|Ph.D Student||Ilan Be'ery|
|Subject||Active Feedback Stabilization of Magnetically Confined|
|Department||Department of Physics||Supervisors||Professor Emeritus Ron Amiram|
|Full Professor Amnon Fruchtman|
|Dr. Amnon Fisher|
|Full Thesis text|
Axi-symmetric mirror machines are the simplest magnetic confinement devices, and as such could be attractive for fusion machines, ions separation, and more. However, mirror machines suffer from particle and energy loss due to the violent flute instability. This work demonstrates for the first time the stabilization of fast growing, slowly rotating flute instability by multi-input, multi-output active feedback system.

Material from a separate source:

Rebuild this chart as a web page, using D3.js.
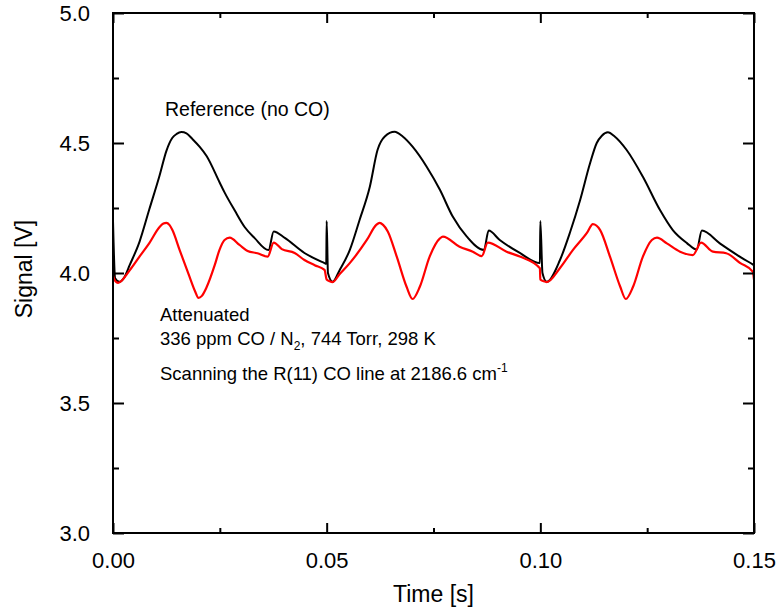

Step response of the plasma to the actuators’ input and MHD-spectroscopy experiments indicates a non-linear temporal response with delay of 10-20 ms. This response it explained by the gradual charging of plasma virtual electrodes through the sheath-limited current of the feedback electrodes. A simplified model predicts that the feedback-plasma system should be unstable on short time scales, but stable on longer times. Indeed, the power spectra of feedback-stabilized plasma shows the reduction of power by feedback at low frequencies, but the increase of power at higher frequencies. Using local, proportional feedback algorithm, an almost complete suppression of m=1 mode and significant simultaneous suppression of m=1,2 modes are demonstrated. In a cold and dense plasma, the suppression of the flute instability does not increases the plasma density, which is governed by particle loss through the mirrors. In lower density plasma, heated by ion-cyclotron RF, the life-time of the plasma is dominated by the flute instability and consequently the feedback increases the plasma density by up to 40%. Analysis of the required feedback power and its scaling to fusion-scale plasma traps indicates that the demonstrated temporal response should be suffice and the feedback power should be only a few percent of the heating power. A future research is intended at feedback-stabilize hotter plasma with sensors and actuators which will be applicable to keV-scale hydrogen plasma.